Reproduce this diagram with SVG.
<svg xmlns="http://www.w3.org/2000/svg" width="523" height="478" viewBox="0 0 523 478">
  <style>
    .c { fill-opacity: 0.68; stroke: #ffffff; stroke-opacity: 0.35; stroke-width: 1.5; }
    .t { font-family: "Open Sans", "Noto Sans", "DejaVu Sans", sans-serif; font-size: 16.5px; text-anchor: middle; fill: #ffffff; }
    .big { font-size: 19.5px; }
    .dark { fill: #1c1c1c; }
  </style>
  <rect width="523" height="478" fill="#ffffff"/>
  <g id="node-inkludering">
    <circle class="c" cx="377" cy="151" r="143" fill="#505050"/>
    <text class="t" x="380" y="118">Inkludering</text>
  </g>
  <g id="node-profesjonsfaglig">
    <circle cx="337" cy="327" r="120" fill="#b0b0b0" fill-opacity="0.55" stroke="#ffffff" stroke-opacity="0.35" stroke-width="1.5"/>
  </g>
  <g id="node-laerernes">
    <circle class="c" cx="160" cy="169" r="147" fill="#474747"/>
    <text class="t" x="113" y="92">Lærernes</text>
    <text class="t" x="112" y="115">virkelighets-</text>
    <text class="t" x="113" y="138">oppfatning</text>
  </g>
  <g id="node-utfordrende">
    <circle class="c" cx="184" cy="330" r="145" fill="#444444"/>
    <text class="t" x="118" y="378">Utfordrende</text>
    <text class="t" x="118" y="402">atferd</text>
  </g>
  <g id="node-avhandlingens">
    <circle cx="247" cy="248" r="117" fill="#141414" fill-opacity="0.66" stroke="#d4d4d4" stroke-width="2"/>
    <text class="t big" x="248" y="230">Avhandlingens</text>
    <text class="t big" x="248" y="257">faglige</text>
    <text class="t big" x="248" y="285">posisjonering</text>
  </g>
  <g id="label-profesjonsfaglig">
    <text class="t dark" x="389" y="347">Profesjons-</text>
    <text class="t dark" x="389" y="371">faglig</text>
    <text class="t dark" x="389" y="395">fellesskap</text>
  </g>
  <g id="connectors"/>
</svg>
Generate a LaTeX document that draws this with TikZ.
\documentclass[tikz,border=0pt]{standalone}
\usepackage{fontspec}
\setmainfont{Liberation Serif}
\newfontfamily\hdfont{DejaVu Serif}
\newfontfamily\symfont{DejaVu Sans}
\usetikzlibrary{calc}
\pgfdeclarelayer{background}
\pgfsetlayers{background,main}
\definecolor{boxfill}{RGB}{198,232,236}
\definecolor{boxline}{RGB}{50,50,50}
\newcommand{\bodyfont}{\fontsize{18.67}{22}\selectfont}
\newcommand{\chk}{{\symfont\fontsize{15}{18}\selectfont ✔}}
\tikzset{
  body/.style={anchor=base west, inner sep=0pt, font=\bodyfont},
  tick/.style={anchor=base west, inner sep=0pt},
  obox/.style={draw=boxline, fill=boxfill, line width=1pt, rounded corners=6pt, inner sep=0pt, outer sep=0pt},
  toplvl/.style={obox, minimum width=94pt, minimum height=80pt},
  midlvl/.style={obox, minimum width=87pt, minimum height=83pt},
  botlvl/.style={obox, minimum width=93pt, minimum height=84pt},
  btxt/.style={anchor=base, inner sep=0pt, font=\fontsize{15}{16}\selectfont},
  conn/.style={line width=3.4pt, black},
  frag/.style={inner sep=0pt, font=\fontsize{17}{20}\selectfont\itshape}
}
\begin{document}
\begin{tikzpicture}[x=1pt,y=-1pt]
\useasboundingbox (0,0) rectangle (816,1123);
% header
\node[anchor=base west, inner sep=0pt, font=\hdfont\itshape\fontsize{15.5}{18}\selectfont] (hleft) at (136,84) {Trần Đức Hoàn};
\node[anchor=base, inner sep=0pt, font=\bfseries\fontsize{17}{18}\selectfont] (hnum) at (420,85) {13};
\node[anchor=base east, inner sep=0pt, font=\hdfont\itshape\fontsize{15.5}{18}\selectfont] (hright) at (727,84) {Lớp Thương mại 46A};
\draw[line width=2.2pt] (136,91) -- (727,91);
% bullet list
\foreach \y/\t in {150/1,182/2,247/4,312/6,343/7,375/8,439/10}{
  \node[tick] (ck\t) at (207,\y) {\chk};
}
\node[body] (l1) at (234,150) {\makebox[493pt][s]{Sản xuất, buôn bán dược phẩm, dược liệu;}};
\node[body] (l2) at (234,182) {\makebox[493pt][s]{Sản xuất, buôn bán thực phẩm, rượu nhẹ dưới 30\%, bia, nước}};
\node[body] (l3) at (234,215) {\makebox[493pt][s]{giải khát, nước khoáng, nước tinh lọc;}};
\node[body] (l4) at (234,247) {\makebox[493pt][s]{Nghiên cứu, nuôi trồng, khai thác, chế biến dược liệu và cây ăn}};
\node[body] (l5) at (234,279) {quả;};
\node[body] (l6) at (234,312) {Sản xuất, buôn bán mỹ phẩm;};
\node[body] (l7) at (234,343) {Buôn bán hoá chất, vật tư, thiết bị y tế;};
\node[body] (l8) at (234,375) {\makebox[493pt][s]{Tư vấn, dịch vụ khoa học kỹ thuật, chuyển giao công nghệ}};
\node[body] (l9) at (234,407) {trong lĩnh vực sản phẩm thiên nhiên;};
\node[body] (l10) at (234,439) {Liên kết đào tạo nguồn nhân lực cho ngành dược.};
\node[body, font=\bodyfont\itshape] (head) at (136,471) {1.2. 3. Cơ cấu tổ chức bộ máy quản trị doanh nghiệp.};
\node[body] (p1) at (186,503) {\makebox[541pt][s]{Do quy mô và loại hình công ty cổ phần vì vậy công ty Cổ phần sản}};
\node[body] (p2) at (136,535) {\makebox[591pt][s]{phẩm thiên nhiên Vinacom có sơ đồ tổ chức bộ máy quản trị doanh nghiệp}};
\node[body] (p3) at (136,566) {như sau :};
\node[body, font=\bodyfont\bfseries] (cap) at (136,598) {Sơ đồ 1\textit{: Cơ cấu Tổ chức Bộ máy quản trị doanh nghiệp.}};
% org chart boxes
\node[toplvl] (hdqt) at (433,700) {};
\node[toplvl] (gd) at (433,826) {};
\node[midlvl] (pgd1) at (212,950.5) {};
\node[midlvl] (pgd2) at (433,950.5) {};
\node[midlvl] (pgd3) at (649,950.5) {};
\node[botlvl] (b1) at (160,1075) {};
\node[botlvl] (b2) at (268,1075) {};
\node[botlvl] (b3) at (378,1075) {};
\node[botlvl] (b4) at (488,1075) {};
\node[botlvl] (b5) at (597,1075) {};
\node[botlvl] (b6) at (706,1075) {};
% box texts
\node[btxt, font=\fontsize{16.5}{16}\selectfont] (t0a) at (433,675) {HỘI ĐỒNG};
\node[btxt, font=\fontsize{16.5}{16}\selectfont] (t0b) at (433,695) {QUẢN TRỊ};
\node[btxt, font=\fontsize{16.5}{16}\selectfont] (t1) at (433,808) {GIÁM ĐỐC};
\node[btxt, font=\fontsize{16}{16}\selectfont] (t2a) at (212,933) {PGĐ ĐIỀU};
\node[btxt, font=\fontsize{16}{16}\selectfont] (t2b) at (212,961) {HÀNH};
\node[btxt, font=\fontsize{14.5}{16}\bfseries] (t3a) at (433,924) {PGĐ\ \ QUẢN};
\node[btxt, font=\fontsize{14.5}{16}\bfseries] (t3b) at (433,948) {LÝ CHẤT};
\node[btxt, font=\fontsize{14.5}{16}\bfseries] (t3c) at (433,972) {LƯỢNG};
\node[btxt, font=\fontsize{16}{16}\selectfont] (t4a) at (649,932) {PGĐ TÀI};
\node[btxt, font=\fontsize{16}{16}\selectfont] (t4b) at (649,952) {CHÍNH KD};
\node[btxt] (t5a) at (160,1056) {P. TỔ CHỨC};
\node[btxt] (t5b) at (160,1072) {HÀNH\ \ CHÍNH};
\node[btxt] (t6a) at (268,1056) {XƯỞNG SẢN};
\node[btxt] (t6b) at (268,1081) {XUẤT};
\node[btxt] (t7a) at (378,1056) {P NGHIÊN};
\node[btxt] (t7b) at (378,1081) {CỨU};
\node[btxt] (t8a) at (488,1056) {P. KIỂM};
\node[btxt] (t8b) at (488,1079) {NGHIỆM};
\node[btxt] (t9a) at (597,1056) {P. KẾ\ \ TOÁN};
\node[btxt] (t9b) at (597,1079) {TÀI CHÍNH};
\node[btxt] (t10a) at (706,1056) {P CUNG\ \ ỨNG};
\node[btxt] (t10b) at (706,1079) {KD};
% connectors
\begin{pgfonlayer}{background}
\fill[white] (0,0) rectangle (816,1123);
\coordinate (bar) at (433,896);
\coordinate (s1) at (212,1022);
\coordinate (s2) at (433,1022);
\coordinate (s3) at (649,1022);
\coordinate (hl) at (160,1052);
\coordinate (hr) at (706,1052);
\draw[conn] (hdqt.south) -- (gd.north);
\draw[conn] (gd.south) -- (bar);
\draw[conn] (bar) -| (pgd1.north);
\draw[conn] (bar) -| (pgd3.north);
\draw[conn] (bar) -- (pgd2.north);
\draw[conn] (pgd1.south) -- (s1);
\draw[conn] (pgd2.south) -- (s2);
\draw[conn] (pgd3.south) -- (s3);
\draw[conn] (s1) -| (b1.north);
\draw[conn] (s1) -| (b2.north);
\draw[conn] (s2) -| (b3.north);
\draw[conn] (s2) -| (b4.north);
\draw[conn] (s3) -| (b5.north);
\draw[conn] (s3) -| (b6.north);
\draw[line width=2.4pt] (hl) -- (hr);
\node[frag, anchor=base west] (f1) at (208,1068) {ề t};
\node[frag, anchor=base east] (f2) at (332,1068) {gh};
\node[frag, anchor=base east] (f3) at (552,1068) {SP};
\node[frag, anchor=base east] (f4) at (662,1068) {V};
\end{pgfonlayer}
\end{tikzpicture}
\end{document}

##############################

== WHAT YOU WILL DO ==
Which lines contain "this"? Copy each of them.

== OUTPUT BELOW ==
Reproduce this diagram with SVG.
Generate a LaTeX document that draws this with TikZ.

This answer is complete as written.